- **COLLECTED MATERIAL**:
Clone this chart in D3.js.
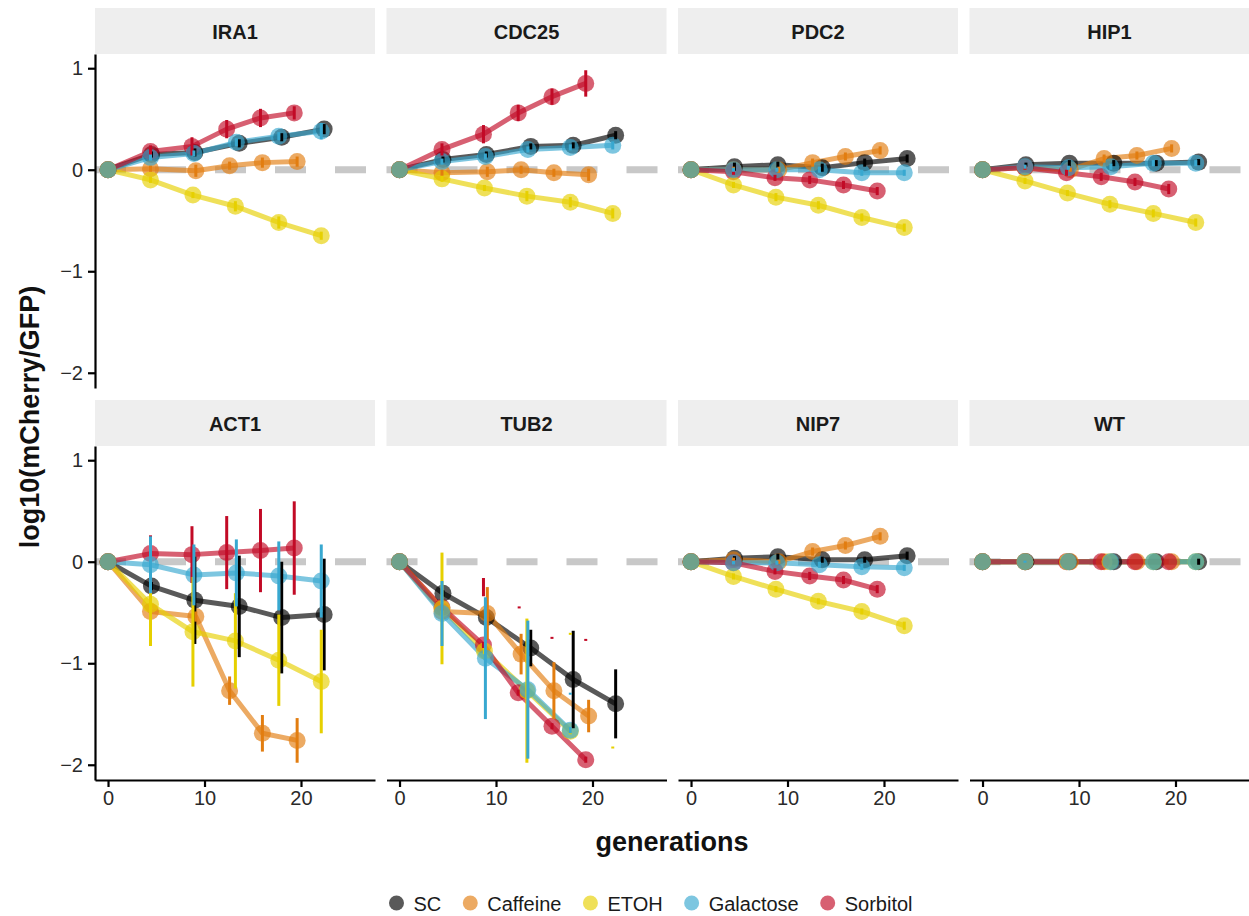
<!DOCTYPE html>
<html>
<head>
<meta charset="utf-8">
<script src="https://cdn.jsdelivr.net/npm/d3@7"></script>
<style>
  body { margin: 0; background: #fff; }
  svg { font-family: "Liberation Sans", Arial, sans-serif; }
</style>
</head>
<body>
<svg id="chart" width="1249" height="916"></svg>
<script>
// conditions and facet order
const conditions = ["SC", "Caffeine", "ETOH", "Galactose", "Sorbitol"];
const condColors = ["#000000", "#E27D10", "#E6D000", "#38A8D0", "#C20A26"];
const genes = ["IRA1", "CDC25", "PDC2", "HIP1", "ACT1", "TUB2", "NIP7", "WT"];
// row order in which points / error bars are stacked (lines follow legend order)
const pointOrder = [0, 1, 4, 2, 3];

// sampling times (generations) per condition
const genSC        = [0, 4.5, 9.0, 13.6, 18.0, 22.4];
const genCaffeine  = [0, 4.4, 9.1, 12.6, 16.0, 19.6];
const genETOH      = [0, 4.4, 8.8, 13.2, 17.7, 22.1];
const genGalactose = [0, 4.4, 8.9, 13.3, 17.7, 22.1];
const genSorbitol  = [0, 4.4, 8.7, 12.3, 15.8, 19.3];
const generations = [genSC, genCaffeine, genETOH, genGalactose, genSorbitol];

// log10(mCherry/GFP), one row per condition (SC, Caffeine, ETOH, Galactose, Sorbitol)
const vIRA1 = [
  [0, 0.15, 0.17, 0.26, 0.32, 0.40],
  [0, 0.01, -0.01, 0.04, 0.07, 0.08],
  [0, -0.10, -0.25, -0.36, -0.52, -0.65],
  [0, 0.12, 0.16, 0.27, 0.33, 0.38],
  [0, 0.18, 0.23, 0.40, 0.51, 0.56]
];
const eIRA1 = [
  [0, 0.03, 0.04, 0.04, 0.04, 0.05],
  [0, 0.03, 0.06, 0.04, 0.05, 0.05],
  [0, 0.03, 0.03, 0.05, 0.06, 0.04],
  [0, 0.03, 0.03, 0.04, 0.04, 0.08],
  [0, 0.06, 0.09, 0.09, 0.09, 0.065]
];
const vCDC25 = [
  [0, 0.10, 0.15, 0.23, 0.24, 0.34],
  [0, -0.03, -0.02, 0.00, -0.03, -0.05],
  [0, -0.09, -0.18, -0.26, -0.32, -0.43],
  [0, 0.08, 0.13, 0.20, 0.22, 0.24],
  [0, 0.20, 0.35, 0.56, 0.72, 0.85]
];
const eCDC25 = [
  [0, 0.03, 0.03, 0.03, 0.03, 0.04],
  [0, 0.03, 0.05, 0.04, 0.04, 0.06],
  [0, 0.03, 0.03, 0.05, 0.05, 0.05],
  [0, 0.03, 0.03, 0.03, 0.03, 0.04],
  [0, 0.06, 0.09, 0.08, 0.08, 0.13]
];
const vPDC2 = [
  [0, 0.03, 0.05, 0.02, 0.07, 0.11],
  [0, 0.00, 0.00, 0.07, 0.13, 0.19],
  [0, -0.15, -0.27, -0.35, -0.47, -0.57],
  [0, 0.00, 0.00, 0.00, -0.03, -0.03],
  [0, -0.02, -0.08, -0.10, -0.15, -0.21]
];
const ePDC2 = [
  [0, 0.04, 0.03, 0.04, 0.04, 0.04],
  [0, 0.03, 0.03, 0.04, 0.04, 0.04],
  [0, 0.03, 0.04, 0.04, 0.04, 0.04],
  [0, 0.02, 0.02, 0.03, 0.03, 0.03],
  [0, 0.03, 0.03, 0.04, 0.04, 0.04]
];
const vHIP1 = [
  [0, 0.05, 0.065, 0.065, 0.065, 0.075],
  [0, 0.02, 0.00, 0.11, 0.14, 0.21],
  [0, -0.11, -0.23, -0.34, -0.43, -0.52],
  [0, 0.03, 0.02, 0.03, 0.065, 0.065],
  [0, 0.02, -0.03, -0.07, -0.12, -0.19]
];
const eHIP1 = [
  [0, 0.02, 0.03, 0.03, 0.03, 0.03],
  [0, 0.02, 0.02, 0.04, 0.04, 0.04],
  [0, 0.03, 0.03, 0.04, 0.04, 0.04],
  [0, 0.02, 0.02, 0.03, 0.03, 0.03],
  [0, 0.02, 0.03, 0.04, 0.04, 0.05]
];
const vACT1 = [
  [0, -0.24, -0.38, -0.44, -0.55, -0.52],
  [0, -0.49, -0.54, -1.27, -1.69, -1.76],
  [0, -0.42, -0.69, -0.78, -0.97, -1.18],
  [0, -0.03, -0.13, -0.11, -0.14, -0.19],
  [0, 0.08, 0.07, 0.09, 0.11, 0.135]
];
const eACT1 = [
  [0, 0.04, 0.43, 0.50, 0.55, 0.55],
  [0, 0.05, 0.05, 0.14, 0.18, 0.22],
  [0, 0.41, 0.54, 0.47, 0.45, 0.51],
  [0, 0.28, 0.30, 0.33, 0.34, 0.36],
  [0, 0.18, 0.28, 0.36, 0.41, 0.46]
];
const vTUB2 = [
  [0, -0.31, -0.55, -0.85, -1.16, -1.40],
  [0, -0.49, -0.51, -0.91, -1.27, -1.52],
  [0, -0.46, -0.88, -1.27, -1.67],
  [0, -0.51, -0.95, -1.26, -1.66],
  [0, -0.45, -0.82, -1.29, -1.62, -1.95]
];
const eTUB2 = [
  [0, 0.03, 0.16, 0.18, 0.48, 0.34],
  [0, 0.03, 0.26, 0.20, 0.28, 0.16],
  [0, 0.55, 0.03, 0.71, 0.03],
  [0, 0.32, 0.60, 0.68, 0.03],
  [0, 0.03, 0.03, 0.03, 0.03, 0.03]
];
// TUB2 error bars that sit apart from their points: [condition, generation, ymin, ymax]
const strayTUB2 = [
  [4, 8.7, -0.34, -0.16],
  [4, 12.4, -0.46, -0.44],
  [4, 15.8, -0.76, -0.74],
  [4, 19.3, -0.78, -0.76],
  [2, 17.7, -0.72, -0.70],
  [2, 22.1, -1.84, -1.82],
  [3, 17.7, -1.31, -1.29]
];
const vNIP7 = [
  [0, 0.035, 0.05, 0.02, 0.02, 0.06],
  [0, 0.02, 0.00, 0.10, 0.16, 0.25],
  [0, -0.145, -0.27, -0.39, -0.49, -0.63],
  [0, -0.01, -0.01, -0.03, -0.05, -0.06],
  [0, -0.01, -0.095, -0.14, -0.18, -0.27]
];
const eNIP7 = [
  [0, 0.02, 0.03, 0.03, 0.03, 0.04],
  [0, 0.02, 0.02, 0.04, 0.04, 0.04],
  [0, 0.03, 0.03, 0.03, 0.03, 0.04],
  [0, 0.02, 0.02, 0.03, 0.03, 0.03],
  [0, 0.02, 0.03, 0.04, 0.04, 0.04]
];
const vWT = [
  [0, 0, 0, 0, 0, 0],
  [0, 0, 0, 0, 0, 0],
  [0, 0, 0, 0, 0, 0],
  [0, 0, 0, 0, 0, 0],
  [0, 0, 0, 0, 0, 0]
];
const eWT = [
  [0, 0, 0, 0, 0, 0.03],
  [0, 0, 0, 0, 0, 0],
  [0, 0, 0, 0, 0, 0],
  [0, 0.01, 0, 0, 0, 0],
  [0, 0, 0, 0, 0, 0]
];
const geneValues = [vIRA1, vCDC25, vPDC2, vHIP1, vACT1, vTUB2, vNIP7, vWT];
const geneErrors = [eIRA1, eCDC25, ePDC2, eHIP1, eACT1, eTUB2, eNIP7, eWT];
const geneStrays = { TUB2: strayTUB2 };

const yTicks = [1, 0, -1, -2];
const xTicks = [0, 10, 20];

// layout
const panelW = 280, panelH = 334, stripH = 46;
const colLeft = c => 95 + c * 291.5;
const rowTop = r => 54 + r * 392;

const svg = d3.select("#chart");

const x = d3.scaleLinear().domain([-1.35, 27.67]).range([0, panelW]);
const y = d3.scaleLinear().domain([-2.15, 1.14]).range([panelH, 0]);
const color = d3.scaleOrdinal().domain(conditions).range(condColors);

const line = d3.line().x(d => x(d.g)).y(d => y(d.v));

genes.forEach((gene, gi) => {
    const col = gi % 4, row = Math.floor(gi / 4);
    const g = svg.append("g")
        .attr("transform", `translate(${colLeft(col)},${rowTop(row)})`);

    // strip
    g.append("rect")
        .attr("x", 0).attr("y", -stripH)
        .attr("width", panelW).attr("height", stripH)
        .attr("fill", "#eeeeee");
    g.append("text")
        .attr("x", panelW / 2).attr("y", -stripH / 2 + 1)
        .attr("text-anchor", "middle")
        .attr("dominant-baseline", "central")
        .attr("font-size", "20px")
        .attr("font-weight", "bold")
        .attr("fill", "#1a1a1a")
        .text(gene);

    // reference line at 0
    g.append("line")
        .attr("x1", 0).attr("x2", panelW)
        .attr("y1", y(0)).attr("y2", y(0))
        .attr("stroke", "#c8c8c8")
        .attr("stroke-width", 7)
        .attr("stroke-dasharray", "31,29");

    const series = conditions.map((c, ci) => geneValues[gi][ci].map((v, k) => ({
        cond: c, g: generations[ci][k], v: v, e: geneErrors[gi][ci][k]
    })));
    const stacked = pointOrder.map(ci => series[ci]).flat();

    // lines
    g.selectAll(".ln")
        .data(series)
        .enter()
        .append("path")
        .attr("d", line)
        .attr("fill", "none")
        .attr("stroke", d => color(d[0].cond))
        .attr("stroke-width", 5)
        .attr("stroke-opacity", 0.65)
        .attr("stroke-linejoin", "round");

    // points
    g.selectAll(".pt")
        .data(stacked)
        .enter()
        .append("circle")
        .attr("cx", d => x(d.g))
        .attr("cy", d => y(d.v))
        .attr("r", 8.5)
        .attr("fill", d => color(d.cond))
        .attr("fill-opacity", 0.65);

    // error bars
    const bars = stacked.filter(d => d.e > 0)
        .map(d => ({ cond: d.cond, g: d.g, lo: d.v - d.e, hi: d.v + d.e }));
    (geneStrays[gene] || []).forEach(s => bars.push({
        cond: conditions[s[0]], g: s[1], lo: s[2], hi: s[3]
    }));
    g.selectAll(".eb")
        .data(bars)
        .enter()
        .append("line")
        .attr("x1", d => x(d.g)).attr("x2", d => x(d.g))
        .attr("y1", d => y(d.lo)).attr("y2", d => y(d.hi))
        .attr("stroke", d => color(d.cond))
        .attr("stroke-width", 3);

    // axes
    if (col === 0) {
        const ax = g.append("g")
            .call(d3.axisLeft(y).tickValues(yTicks).tickFormat(d3.format("d"))
                .tickSize(7).tickSizeOuter(0).tickPadding(5));
        ax.select(".domain").attr("stroke-width", 2.2);
        ax.selectAll(".tick line").attr("stroke-width", 2.2);
        ax.selectAll(".tick text")
            .attr("font-size", "20px")
            .attr("font-family", "Liberation Sans, Arial, sans-serif")
            .attr("fill", "#2a2a2a");
    }
    if (row === 1) {
        const ax = g.append("g")
            .attr("transform", `translate(0,${panelH})`)
            .call(d3.axisBottom(x).tickValues(xTicks).tickFormat(d3.format("d"))
                .tickSize(7).tickSizeOuter(0).tickPadding(4));
        ax.select(".domain").attr("stroke-width", 2.2);
        ax.selectAll(".tick line").attr("stroke-width", 2.2);
        ax.selectAll(".tick text")
            .attr("font-size", "20px")
            .attr("font-family", "Liberation Sans, Arial, sans-serif")
            .attr("fill", "#2a2a2a");
    }
});

// axis titles
svg.append("text")
    .attr("transform", "translate(30,417) rotate(-90)")
    .attr("text-anchor", "middle")
    .attr("dominant-baseline", "central")
    .attr("font-size", "27px")
    .attr("font-weight", "bold")
    .attr("fill", "#111")
    .text("log10(mCherry/GFP)");

svg.append("text")
    .attr("x", 672).attr("y", 842)
    .attr("text-anchor", "middle")
    .attr("dominant-baseline", "central")
    .attr("font-size", "27px")
    .attr("font-weight", "bold")
    .attr("fill", "#111")
    .text("generations");

// legend
const legend = svg.append("g");
let lx = 0;
conditions.forEach(c => {
    const item = legend.append("g").attr("transform", `translate(${lx},0)`);
    item.append("circle")
        .attr("cx", 7).attr("cy", 0).attr("r", 7.5)
        .attr("fill", color(c)).attr("fill-opacity", 0.65);
    const t = item.append("text")
        .attr("x", 24).attr("y", 1)
        .attr("dominant-baseline", "central")
        .attr("font-size", "20px")
        .attr("fill", "#1a1a1a")
        .text(c);
    lx += 24 + t.node().getComputedTextLength() + 22;
});
const legendW = lx - 22;
legend.attr("transform", `translate(${651 - legendW / 2},903)`);
</script>
</body>
</html>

- **WRITTEN INSTRUCTION**:
Identify every line holding the word "chart" and copy it out.

- **RESULT**:
Clone this chart in D3.js.
<svg id="chart" width="1249" height="916"></svg>
const svg = d3.select("#chart");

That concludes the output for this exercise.